**Available data**
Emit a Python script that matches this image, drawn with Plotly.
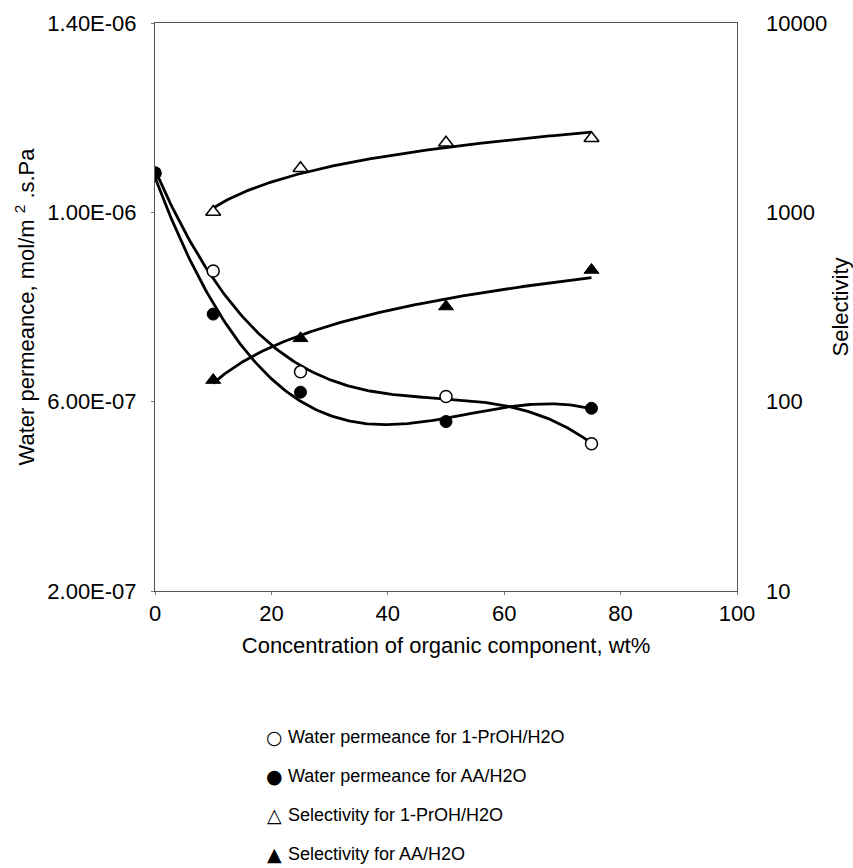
import numpy as np
import plotly.graph_objects as go

# Concentration of organic component (wt%)
conc_perm = [0, 10, 25, 50, 75]
conc_sel = [10, 25, 50, 75]

# Water permeance, mol/m2.s.Pa
perm_proh = [1.083e-6, 0.876e-6, 0.663e-6, 0.611e-6, 0.511e-6]
perm_aa = [1.083e-6, 0.785e-6, 0.620e-6, 0.558e-6, 0.586e-6]

# Selectivity
sel_proh = [1005, 1710, 2330, 2460]
sel_aa = [130, 216, 318, 496]

y1_ticks = [2.0e-7, 6.0e-7, 1.0e-6, 1.4e-6]
y1_ticktext = ["2.00E-07", "6.00E-07", "1.00E-06", "1.40E-06"]
y2_ticks = [10, 100, 1000, 10000]
y2_ticktext = ["10", "100", "1000", "10000"]

series_names = [
    "Water permeance for 1-PrOH/H2O",
    "Water permeance for AA/H2O",
    "Selectivity for 1-PrOH/H2O",
    "Selectivity for AA/H2O",
]
series_glyphs = ["○", "●", "△", "▲"]
glyph_sizes = [19, 19, 19, 19]

FONT = "Liberation Sans, Arial, sans-serif"
BLACK = "#000000"


def poly_trend(x, y, deg=3, n=200):
    """Polynomial trendline across the data range."""
    c = np.polyfit(x, y, deg)
    xs = np.linspace(min(x), max(x), n)
    return xs, np.polyval(c, xs)


def power_trend(x, y, n=200):
    """Power trendline y = a*x^b (least squares in log-log space)."""
    b, ln_a = np.polyfit(np.log(x), np.log(y), 1)
    xs = np.linspace(min(x), max(x), n)
    return xs, np.exp(ln_a) * xs ** b


fig = go.Figure()

line_style = dict(color=BLACK, width=2.8)

# trendlines
for xs, ys, axis in [
    (*poly_trend(conc_perm, perm_proh), "y"),
    (*poly_trend(conc_perm, perm_aa), "y"),
    (*power_trend(conc_sel, sel_proh), "y2"),
    (*power_trend(conc_sel, sel_aa), "y2"),
]:
    fig.add_trace(go.Scatter(x=xs, y=ys, mode="lines", line=line_style,
                             yaxis=axis, showlegend=False, hoverinfo="skip"))

# data markers
markers = [
    (conc_perm, perm_proh, "y", dict(symbol="circle", color="white", size=12,
                                      line=dict(color=BLACK, width=1.5))),
    (conc_perm, perm_aa, "y", dict(symbol="circle", color=BLACK, size=12,
                                    line=dict(color=BLACK, width=1))),
    (conc_sel, sel_proh, "y2", dict(symbol="triangle-up", color="white", size=13,
                                     line=dict(color=BLACK, width=1.5))),
    (conc_sel, sel_aa, "y2", dict(symbol="triangle-up", color=BLACK, size=13,
                                   line=dict(color=BLACK, width=1))),
]
for i, (x, y, axis, mk) in enumerate(markers):
    fig.add_trace(go.Scatter(x=x, y=y, mode="markers", marker=mk, yaxis=axis,
                             name=series_names[i], showlegend=False))

# key below the chart: symbol + label per series
key_annotations = []
plot_left, plot_w = 155, 582
plot_bottom, plot_h = 591, 568
for i, (glyph, label) in enumerate(zip(series_glyphs, series_names)):
    row_y = (plot_bottom - (737 + 39 * i)) / plot_h
    key_annotations.append(dict(
        text=glyph, xref="paper", yref="paper",
        x=(274 - plot_left) / plot_w, y=row_y,
        xanchor="center", yanchor="middle", showarrow=False,
        font=dict(family="DejaVu Sans", size=glyph_sizes[i], color=BLACK),
    ))
    key_annotations.append(dict(
        text=label, xref="paper", yref="paper",
        x=(286 - plot_left) / plot_w, y=row_y,
        xanchor="left", yanchor="middle", showarrow=False,
        font=dict(family=FONT, size=18, color=BLACK),
    ))

fig.update_layout(
    width=853,
    height=868,
    margin=dict(l=155, r=116, t=23, b=277),
    paper_bgcolor="white",
    plot_bgcolor="white",
    font=dict(family=FONT, color=BLACK, size=22),
    showlegend=False,
    annotations=key_annotations,
    xaxis=dict(
        range=[0, 100],
        tickvals=[0, 20, 40, 60, 80, 100],
        showgrid=False, zeroline=False, automargin=False,
        showline=True, linecolor="#555555", linewidth=1, mirror=True,
        ticks="outside", ticklen=3, tickcolor="#777777",
        tickfont=dict(size=22),
        title=dict(text="Concentration of organic component, wt%",
                   font=dict(size=22), standoff=12),
    ),
    yaxis=dict(
        range=[2.0e-7, 1.4e-6],
        tickvals=y1_ticks, ticktext=y1_ticktext,
        showgrid=False, zeroline=False, automargin=False,
        showline=True, linecolor="#555555", linewidth=1, mirror=True,
        ticks="outside", ticklen=3, tickcolor="#777777",
        ticklabelstandoff=10,
        tickfont=dict(size=22),
        title=dict(text="Water permeance, mol/m <sup>2</sup> .s.Pa",
                   font=dict(size=22), standoff=6),
    ),
    yaxis2=dict(
        type="log",
        range=[1, 4],
        overlaying="y", side="right",
        tickvals=y2_ticks, ticktext=y2_ticktext,
        showgrid=False, zeroline=False, automargin=False,
        showline=False,
        ticks="", ticklabelstandoff=28,
        tickfont=dict(size=22),
        title=dict(text="Selectivity", font=dict(size=22), standoff=10),
    ),
)

fig.write_html("out.html")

**Exercise task**
Transcribe the listing in full and omit the pictures.

**Response**
Emit a Python script that matches this image, drawn with Plotly.
import numpy as np
import plotly.graph_objects as go

# Concentration of organic component (wt%)
conc_perm = [0, 10, 25, 50, 75]
conc_sel = [10, 25, 50, 75]

# Water permeance, mol/m2.s.Pa
perm_proh = [1.083e-6, 0.876e-6, 0.663e-6, 0.611e-6, 0.511e-6]
perm_aa = [1.083e-6, 0.785e-6, 0.620e-6, 0.558e-6, 0.586e-6]

# Selectivity
sel_proh = [1005, 1710, 2330, 2460]
sel_aa = [130, 216, 318, 496]

y1_ticks = [2.0e-7, 6.0e-7, 1.0e-6, 1.4e-6]
y1_ticktext = ["2.00E-07", "6.00E-07", "1.00E-06", "1.40E-06"]
y2_ticks = [10, 100, 1000, 10000]
y2_ticktext = ["10", "100", "1000", "10000"]

series_names = [
    "Water permeance for 1-PrOH/H2O",
    "Water permeance for AA/H2O",
    "Selectivity for 1-PrOH/H2O",
    "Selectivity for AA/H2O",
]
series_glyphs = ["○", "●", "△", "▲"]
glyph_sizes = [19, 19, 19, 19]

FONT = "Liberation Sans, Arial, sans-serif"
BLACK = "#000000"


def poly_trend(x, y, deg=3, n=200):
    """Polynomial trendline across the data range."""
    c = np.polyfit(x, y, deg)
    xs = np.linspace(min(x), max(x), n)
    return xs, np.polyval(c, xs)


def power_trend(x, y, n=200):
    """Power trendline y = a*x^b (least squares in log-log space)."""
    b, ln_a = np.polyfit(np.log(x), np.log(y), 1)
    xs = np.linspace(min(x), max(x), n)
    return xs, np.exp(ln_a) * xs ** b


fig = go.Figure()

line_style = dict(color=BLACK, width=2.8)

# trendlines
for xs, ys, axis in [
    (*poly_trend(conc_perm, perm_proh), "y"),
    (*poly_trend(conc_perm, perm_aa), "y"),
    (*power_trend(conc_sel, sel_proh), "y2"),
    (*power_trend(conc_sel, sel_aa), "y2"),
]:
    fig.add_trace(go.Scatter(x=xs, y=ys, mode="lines", line=line_style,
                             yaxis=axis, showlegend=False, hoverinfo="skip"))

# data markers
markers = [
    (conc_perm, perm_proh, "y", dict(symbol="circle", color="white", size=12,
                                      line=dict(color=BLACK, width=1.5))),
    (conc_perm, perm_aa, "y", dict(symbol="circle", color=BLACK, size=12,
                                    line=dict(color=BLACK, width=1))),
    (conc_sel, sel_proh, "y2", dict(symbol="triangle-up", color="white", size=13,
                                     line=dict(color=BLACK, width=1.5))),
    (conc_sel, sel_aa, "y2", dict(symbol="triangle-up", color=BLACK, size=13,
                                   line=dict(color=BLACK, width=1))),
]
for i, (x, y, axis, mk) in enumerate(markers):
    fig.add_trace(go.Scatter(x=x, y=y, mode="markers", marker=mk, yaxis=axis,
                             name=series_names[i], showlegend=False))

# key below the chart: symbol + label per series
key_annotations = []
plot_left, plot_w = 155, 582
plot_bottom, plot_h = 591, 568
for i, (glyph, label) in enumerate(zip(series_glyphs, series_names)):
    row_y = (plot_bottom - (737 + 39 * i)) / plot_h
    key_annotations.append(dict(
        text=glyph, xref="paper", yref="paper",
        x=(274 - plot_left) / plot_w, y=row_y,
        xanchor="center", yanchor="middle", showarrow=False,
        font=dict(family="DejaVu Sans", size=glyph_sizes[i], color=BLACK),
    ))
    key_annotations.append(dict(
        text=label, xref="paper", yref="paper",
        x=(286 - plot_left) / plot_w, y=row_y,
        xanchor="left", yanchor="middle", showarrow=False,
        font=dict(family=FONT, size=18, color=BLACK),
    ))

fig.update_layout(
    width=853,
    height=868,
    margin=dict(l=155, r=116, t=23, b=277),
    paper_bgcolor="white",
    plot_bgcolor="white",
    font=dict(family=FONT, color=BLACK, size=22),
    showlegend=False,
    annotations=key_annotations,
    xaxis=dict(
        range=[0, 100],
        tickvals=[0, 20, 40, 60, 80, 100],
        showgrid=False, zeroline=False, automargin=False,
        showline=True, linecolor="#555555", linewidth=1, mirror=True,
        ticks="outside", ticklen=3, tickcolor="#777777",
        tickfont=dict(size=22),
        title=dict(text="Concentration of organic component, wt%",
                   font=dict(size=22), standoff=12),
    ),
    yaxis=dict(
        range=[2.0e-7, 1.4e-6],
        tickvals=y1_ticks, ticktext=y1_ticktext,
        showgrid=False, zeroline=False, automargin=False,
        showline=True, linecolor="#555555", linewidth=1, mirror=True,
        ticks="outside", ticklen=3, tickcolor="#777777",
        ticklabelstandoff=10,
        tickfont=dict(size=22),
        title=dict(text="Water permeance, mol/m <sup>2</sup> .s.Pa",
                   font=dict(size=22), standoff=6),
    ),
    yaxis2=dict(
        type="log",
        range=[1, 4],
        overlaying="y", side="right",
        tickvals=y2_ticks, ticktext=y2_ticktext,
        showgrid=False, zeroline=False, automargin=False,
        showline=False,
        ticks="", ticklabelstandoff=28,
        tickfont=dict(size=22),
        title=dict(text="Selectivity", font=dict(size=22), standoff=10),
    ),
)

fig.write_html("out.html")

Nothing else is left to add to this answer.